* [SHORT PROBLEM] Provide an exact copy of the data, excluding the images.
==========
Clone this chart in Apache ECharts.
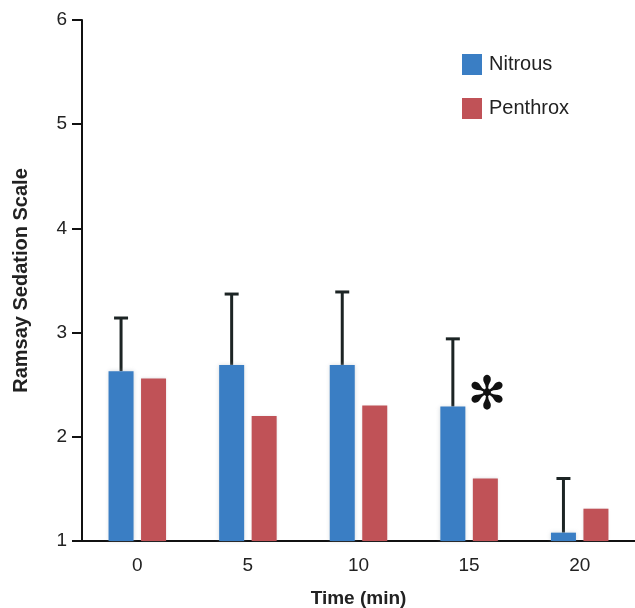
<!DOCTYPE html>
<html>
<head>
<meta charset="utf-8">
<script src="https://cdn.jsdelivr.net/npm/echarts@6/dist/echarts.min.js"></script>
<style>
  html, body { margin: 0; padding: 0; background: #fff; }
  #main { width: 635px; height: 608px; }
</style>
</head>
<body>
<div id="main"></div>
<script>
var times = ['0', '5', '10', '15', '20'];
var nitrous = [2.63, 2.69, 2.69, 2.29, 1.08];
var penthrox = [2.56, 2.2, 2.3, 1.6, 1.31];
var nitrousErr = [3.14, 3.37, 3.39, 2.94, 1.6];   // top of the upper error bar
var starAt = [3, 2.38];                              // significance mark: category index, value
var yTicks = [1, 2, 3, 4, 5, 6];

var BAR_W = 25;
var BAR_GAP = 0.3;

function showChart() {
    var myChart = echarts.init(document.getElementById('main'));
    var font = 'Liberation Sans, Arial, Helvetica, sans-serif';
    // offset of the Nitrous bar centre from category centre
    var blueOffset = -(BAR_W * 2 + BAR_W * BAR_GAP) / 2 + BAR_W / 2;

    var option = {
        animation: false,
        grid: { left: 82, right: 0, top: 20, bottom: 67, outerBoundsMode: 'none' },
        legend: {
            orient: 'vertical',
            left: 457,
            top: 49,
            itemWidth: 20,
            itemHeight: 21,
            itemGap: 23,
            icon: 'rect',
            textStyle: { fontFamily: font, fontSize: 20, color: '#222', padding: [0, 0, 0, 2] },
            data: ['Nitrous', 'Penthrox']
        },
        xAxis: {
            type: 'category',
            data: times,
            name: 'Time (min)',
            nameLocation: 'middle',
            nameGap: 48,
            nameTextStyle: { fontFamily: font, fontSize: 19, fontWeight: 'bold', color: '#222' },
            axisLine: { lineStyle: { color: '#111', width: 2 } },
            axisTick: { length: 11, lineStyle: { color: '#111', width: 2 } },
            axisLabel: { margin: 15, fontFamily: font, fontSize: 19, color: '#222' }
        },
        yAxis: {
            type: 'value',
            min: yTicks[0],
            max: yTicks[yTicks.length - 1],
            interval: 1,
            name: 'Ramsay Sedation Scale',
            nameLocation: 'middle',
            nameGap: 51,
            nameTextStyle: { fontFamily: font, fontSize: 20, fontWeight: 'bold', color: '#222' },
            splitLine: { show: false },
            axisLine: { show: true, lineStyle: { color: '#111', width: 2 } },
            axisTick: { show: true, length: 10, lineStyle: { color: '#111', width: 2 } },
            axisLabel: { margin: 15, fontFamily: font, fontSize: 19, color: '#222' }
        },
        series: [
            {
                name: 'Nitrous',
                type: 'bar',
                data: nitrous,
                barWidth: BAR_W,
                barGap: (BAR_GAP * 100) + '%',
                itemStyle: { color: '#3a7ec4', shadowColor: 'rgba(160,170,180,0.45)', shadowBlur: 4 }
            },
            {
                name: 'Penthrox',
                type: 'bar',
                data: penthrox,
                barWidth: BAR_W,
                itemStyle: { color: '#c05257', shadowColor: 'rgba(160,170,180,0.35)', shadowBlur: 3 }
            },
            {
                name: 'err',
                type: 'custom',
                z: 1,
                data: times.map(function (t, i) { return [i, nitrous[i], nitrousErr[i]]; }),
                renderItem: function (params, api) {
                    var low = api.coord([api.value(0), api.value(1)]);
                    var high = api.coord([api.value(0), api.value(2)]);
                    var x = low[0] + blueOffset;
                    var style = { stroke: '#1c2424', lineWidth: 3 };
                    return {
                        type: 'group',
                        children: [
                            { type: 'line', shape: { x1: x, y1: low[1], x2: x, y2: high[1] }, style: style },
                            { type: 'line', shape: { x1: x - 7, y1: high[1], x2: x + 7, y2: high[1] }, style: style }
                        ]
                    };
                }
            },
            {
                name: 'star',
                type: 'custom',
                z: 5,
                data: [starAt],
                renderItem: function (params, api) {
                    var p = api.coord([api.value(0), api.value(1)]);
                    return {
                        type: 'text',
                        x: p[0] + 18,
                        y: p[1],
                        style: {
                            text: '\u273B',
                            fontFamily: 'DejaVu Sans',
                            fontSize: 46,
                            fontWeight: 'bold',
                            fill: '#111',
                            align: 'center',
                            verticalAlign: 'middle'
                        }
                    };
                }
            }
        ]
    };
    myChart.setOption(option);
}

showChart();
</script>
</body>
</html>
==========
* [WRITTEN ANSWER]
Clone this chart in Apache ECharts.
<!DOCTYPE html>
<html>
<head>
<meta charset="utf-8">
<script src="https://cdn.jsdelivr.net/npm/echarts@6/dist/echarts.min.js"></script>
<style>
  html, body { margin: 0; padding: 0; background: #fff; }
  #main { width: 635px; height: 608px; }
</style>
</head>
<body>
<div id="main"></div>
<script>
var times = ['0', '5', '10', '15', '20'];
var nitrous = [2.63, 2.69, 2.69, 2.29, 1.08];
var penthrox = [2.56, 2.2, 2.3, 1.6, 1.31];
var nitrousErr = [3.14, 3.37, 3.39, 2.94, 1.6];   // top of the upper error bar
var starAt = [3, 2.38];                              // significance mark: category index, value
var yTicks = [1, 2, 3, 4, 5, 6];

var BAR_W = 25;
var BAR_GAP = 0.3;

function showChart() {
    var myChart = echarts.init(document.getElementById('main'));
    var font = 'Liberation Sans, Arial, Helvetica, sans-serif';
    // offset of the Nitrous bar centre from category centre
    var blueOffset = -(BAR_W * 2 + BAR_W * BAR_GAP) / 2 + BAR_W / 2;

    var option = {
        animation: false,
        grid: { left: 82, right: 0, top: 20, bottom: 67, outerBoundsMode: 'none' },
        legend: {
            orient: 'vertical',
            left: 457,
            top: 49,
            itemWidth: 20,
            itemHeight: 21,
            itemGap: 23,
            icon: 'rect',
            textStyle: { fontFamily: font, fontSize: 20, color: '#222', padding: [0, 0, 0, 2] },
            data: ['Nitrous', 'Penthrox']
        },
        xAxis: {
            type: 'category',
            data: times,
            name: 'Time (min)',
            nameLocation: 'middle',
            nameGap: 48,
            nameTextStyle: { fontFamily: font, fontSize: 19, fontWeight: 'bold', color: '#222' },
            axisLine: { lineStyle: { color: '#111', width: 2 } },
            axisTick: { length: 11, lineStyle: { color: '#111', width: 2 } },
            axisLabel: { margin: 15, fontFamily: font, fontSize: 19, color: '#222' }
        },
        yAxis: {
            type: 'value',
            min: yTicks[0],
            max: yTicks[yTicks.length - 1],
            interval: 1,
            name: 'Ramsay Sedation Scale',
            nameLocation: 'middle',
            nameGap: 51,
            nameTextStyle: { fontFamily: font, fontSize: 20, fontWeight: 'bold', color: '#222' },
            splitLine: { show: false },
            axisLine: { show: true, lineStyle: { color: '#111', width: 2 } },
            axisTick: { show: true, length: 10, lineStyle: { color: '#111', width: 2 } },
            axisLabel: { margin: 15, fontFamily: font, fontSize: 19, color: '#222' }
        },
        series: [
            {
                name: 'Nitrous',
                type: 'bar',
                data: nitrous,
                barWidth: BAR_W,
                barGap: (BAR_GAP * 100) + '%',
                itemStyle: { color: '#3a7ec4', shadowColor: 'rgba(160,170,180,0.45)', shadowBlur: 4 }
            },
            {
                name: 'Penthrox',
                type: 'bar',
                data: penthrox,
                barWidth: BAR_W,
                itemStyle: { color: '#c05257', shadowColor: 'rgba(160,170,180,0.35)', shadowBlur: 3 }
            },
            {
                name: 'err',
                type: 'custom',
                z: 1,
                data: times.map(function (t, i) { return [i, nitrous[i], nitrousErr[i]]; }),
                renderItem: function (params, api) {
                    var low = api.coord([api.value(0), api.value(1)]);
                    var high = api.coord([api.value(0), api.value(2)]);
                    var x = low[0] + blueOffset;
                    var style = { stroke: '#1c2424', lineWidth: 3 };
                    return {
                        type: 'group',
                        children: [
                            { type: 'line', shape: { x1: x, y1: low[1], x2: x, y2: high[1] }, style: style },
                            { type: 'line', shape: { x1: x - 7, y1: high[1], x2: x + 7, y2: high[1] }, style: style }
                        ]
                    };
                }
            },
            {
                name: 'star',
                type: 'custom',
                z: 5,
                data: [starAt],
                renderItem: function (params, api) {
                    var p = api.coord([api.value(0), api.value(1)]);
                    return {
                        type: 'text',
                        x: p[0] + 18,
                        y: p[1],
                        style: {
                            text: '\u273B',
                            fontFamily: 'DejaVu Sans',
                            fontSize: 46,
                            fontWeight: 'bold',
                            fill: '#111',
                            align: 'center',
                            verticalAlign: 'middle'
                        }
                    };
                }
            }
        ]
    };
    myChart.setOption(option);
}

showChart();
</script>
</body>
</html>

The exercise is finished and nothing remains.